D’ailleurs, la cause finale, par opposition à ce qu’on croit être le « déterminisme » de Freud, a retrouvé une nouvelle jeunesse dans les sciences (ex-humaines) cognitives : dans la mesure où les sciences cognitives, comme dans l’économie, se réfèrent à la théorie mathématiques des jeux, elles ont remis à une place explicative éminente les buts, les « désirs », les aims. L’homme cognitif est un calculateur rationnel qui œuvre par rapport à des fins. Bref, le cognitivisme excommunie la psychanalyse du club sourcilleux des sciences, car celle-ci ne tient pas compte des causes finales.

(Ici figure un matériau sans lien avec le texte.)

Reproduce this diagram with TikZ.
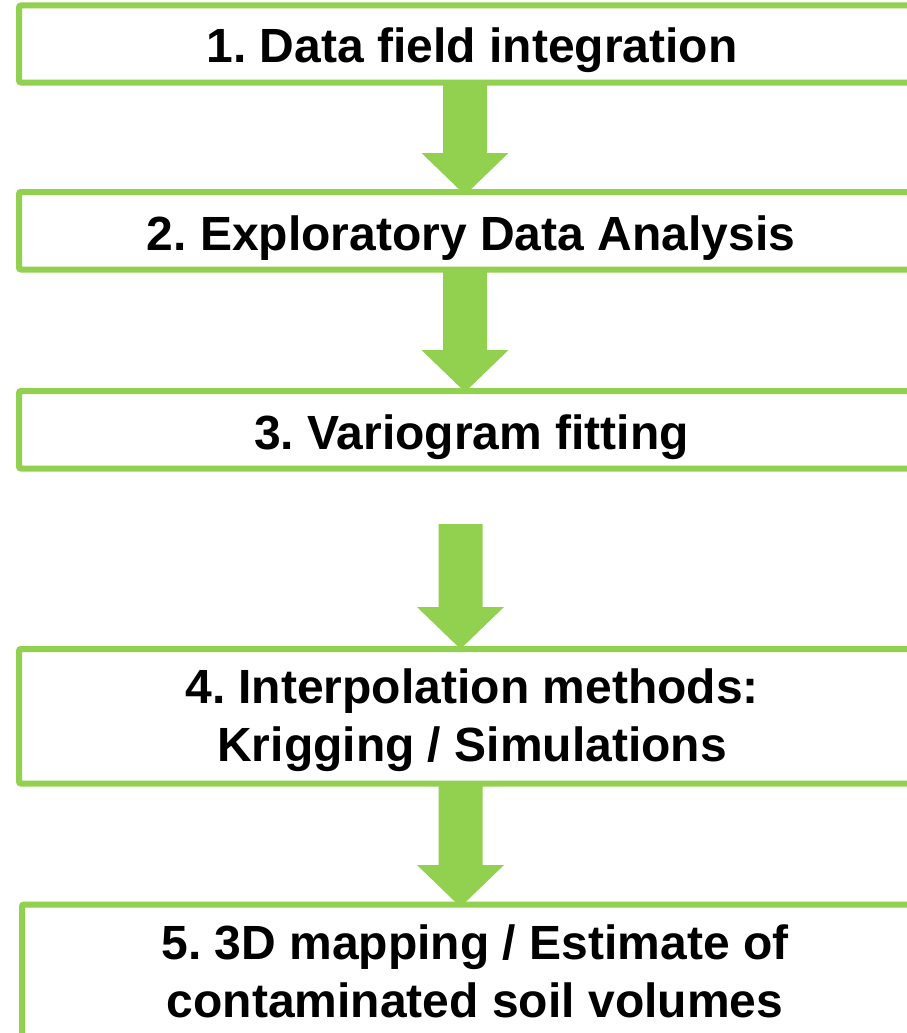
\documentclass[tikz,border=0pt]{standalone}
\usepackage{fontspec}
\setmainfont{Liberation Sans}
\usetikzlibrary{calc}
\definecolor{pgreen}{RGB}{146,208,80}
\frenchspacing
\newcommand\flowarrow[4]{% x centre, from, to, tip offset
  \fill[pgreen] let \p1=(#2), \p2=(#3) in
    (#1pt-22pt,\y1) -- (#1pt+22pt,\y1) -- (#1pt+22pt,\y2-#4pt+42pt)
    -- (#1pt+43.5pt,\y2-#4pt+42pt) -- (#1pt,\y2-#4pt)
    -- (#1pt-43.5pt,\y2-#4pt+42pt) -- (#1pt-22pt,\y2-#4pt+42pt) -- cycle;}
\begin{document}
\begin{tikzpicture}[x=1pt,y=-1pt,
  box/.style={draw=pgreen, line width=6pt, rounded corners=2pt, outer sep=0pt, inner sep=0pt},
  lbl/.style={font=\fontsize{48}{57.5}\selectfont\bfseries\frenchspacing, align=center, anchor=base, inner sep=0pt, text=black}]
\useasboundingbox (0,0) rectangle (907,1033);
\clip (0,0) rectangle (907,1033);
\fill[white] (0,0) rectangle (907,1033);
% boxes
\node[box, minimum width=911pt, minimum height=77pt] (b1) at (474.5,44) {};
\node[box, minimum width=911pt, minimum height=77.5pt] (b2) at (474.5,230.75) {};
\node[box, minimum width=911pt, minimum height=77.5pt] (b3) at (474.5,429.75) {};
\node[box, minimum width=911pt, minimum height=134.5pt] (b4) at (474.5,716.25) {};
\node[box, minimum width=908pt, minimum height=205.5pt] (b5) at (476,1007.25) {};
% labels (base anchor = baseline of the last line)
\node[lbl] (t1) at (472,63) {1. Data field integration};
\node[lbl] (t2) at (471,250) {2. Exploratory Data Analysis};
\node[lbl] (t3) at (471.5,449) {3. Variogram fitting};
\node[lbl] (t4) at (472,761) {4. Interpolation methods:\\Krigging / Simulations};
\node[lbl] (t5) at (475,1017) {5. 3D mapping / Estimate of\\contaminated soil volumes};
% arrows
\coordinate (a3s) at (460.5,524);
\flowarrow{465}{b1.south}{b2.north}{3}
\flowarrow{465}{b2.south}{b3.north}{1}
\flowarrow{460.5}{a3s}{b4.north}{0}
\flowarrow{460.5}{b4.south}{b5.north}{2.5}
\end{tikzpicture}
\end{document}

Or, dire que le lieu de la psychanalyse se détermine par distinction des autres lieux signifie aussi admettre que la psychanalyse est toujours tentée de se rabattre sur les trois autres lieux. On peut dire que si la science est ce que la psychanalyse croit et/ou désire être, la religion est ce que la psychanalyse ne croit jamais être mais que les autres croient qu’elle est (l’histoire de la psychanalyse, avec ses schismes, hérésies, excommunications, etc., est perçue par l’extérieur souvent comme l’histoire d’une religion mineure) et la magie est ce que la psychanalyse désire être sans y croire (tandis que ceux qui ne croient pas dans la magie, croient que la psychanalyse en est une – une cure placebo, dit-on). Beaucoup d’analystes finissent même par reconduire la psychanalyse à ce que, selon Lacan, elle ne peut pas être, à savoir : ou bien à une science (comme les analystes qui se soumettent strictement aux protocoles de vérification empirique des résultats), ou bien à une religion (le fatras de psychanalyses humanistes, relationnelles, intersubjectives, spiritualistes, herméneutiques, gestaltistes, etc.) ou à une magie. Le soupçon que la psychanalyse n’ait pas son lieu – comme la matière ne l’a plus dans la science moderne – pousse beaucoup d’analystes vers autre chose que la psychanalyse, ou vers une psychanalyse qui soit autre que ce qu’elle est.

 

Il est remarquable que l’épistémologue le plus cité de notre siècle, T. S. Kuhn, lui aussi ait fait recours à la Physique aristotélicienne pour rendre compte de l’histoire des sciences, et spécialement de la physique moderne[6]. Bien que ni Lacan ni Kuhn ne se citent jamais mutuellement, néanmoins ils appartiennent à une même mouvance hégélienne. En fait Lacan et Kuhn ont eu un même maître : Alexandre Koyré.  Si Lacan tient les quatre causes aristotéliciennes comme une clef pour comprendre la différence des quatre pouvoirs, Kuhn s’en sert pour étaler le développement de la science occidentale. Là, des différences émergent entre l’approche de Lacan et celle de Kuhn. Pour ce dernier, la science moderne n’est pas simplement le règne de la cause formelle, comme le pense Lacan, mais est un champs de confrontation et de combat entre les causes formelles et efficientes.......

 

           Mais je viens de dépasser les quatre pages réglementaires, et donc je m’arrête là.

 

 

Je remercie Sophie Mendelsohn pour son aide précieuse dans l’édition de ce texte.

 



[1] S. Freud (1926), Die Frage der Laienanalyse, GW 14, p. 213.

[2] C. Lévi-Strauss, Anthropologie structurale, ch. IX et X, Plon, Paris 1958.

[3] Lacan, Ecrits, Seuil, Paris 1966, pp. 855-877.

[4] Aition à l’époque était bien la cause mais aussi la faute et la demande.

[5] Le dernier grand savant spinozien a été Albert Einstein.

[6] T.S. Kuhn, “Concepts of Cause in the Development of Physics”, The Essential Tension, Univ. of Chicago Press, Chicago-London 1977, pp. 21-30. Tr.fr. in AA.VV., Les théories de la causalité, PUF, Paris 1971.